With reference to FIG. 12, the user management unit 308 according to an embodiment of the present invention will be explained. The user management unit manages the ACL (access control list) of the users with access-granted as a graph structure. For example, FIG. 12 (A) indicates that the user (451) node of the person has link with a permission (450) node. Accordingly, the above-mentioned user is given the permission for nodes linked with the above-mentioned permission node. When the above-mentioned node is a message or tweet, the message or tweet can be reproduced.
FIG. 12 (B) is an example where permission is given to a particular user group.
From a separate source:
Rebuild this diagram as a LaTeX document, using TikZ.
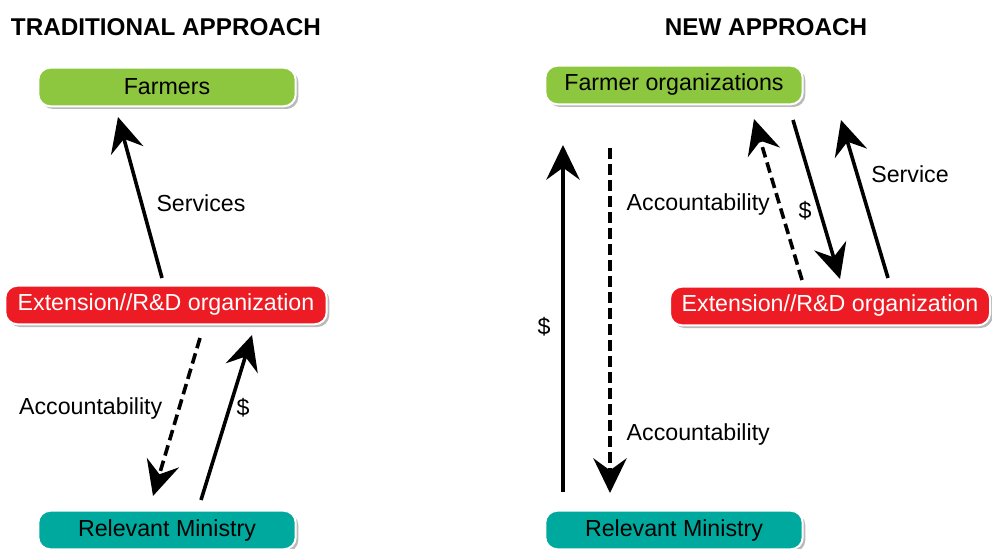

This indicates that a permission (452) node gives permission, in a collective manner, to a user 1 (454) node, a user 2 (455) node, and a user 3 (456) node, which is linked to a user group (453) node. FIG. 12 (C) is an example where a permission (457) node is given to all the user's (458) nodes in a collective manner.
Further, FIG. 12 (D) illustrates a permission (459) node given to a particular user (460) node with only a particular time or time zone (461) node and a particular location/region (462) node.
In the present embodiment, the ALC may be configured to have the configuration other than FIG. 12. For example, a non-permission node may be introduced to be configured such that a user who is not given permission is clearly indicated. Alternatively, the permission node may be further divided into details, and a reproduction permission node and a recording permission node may be introduced, so that the mode of permission is changed in accordance with whether a message or tweet is reproduced or recorded.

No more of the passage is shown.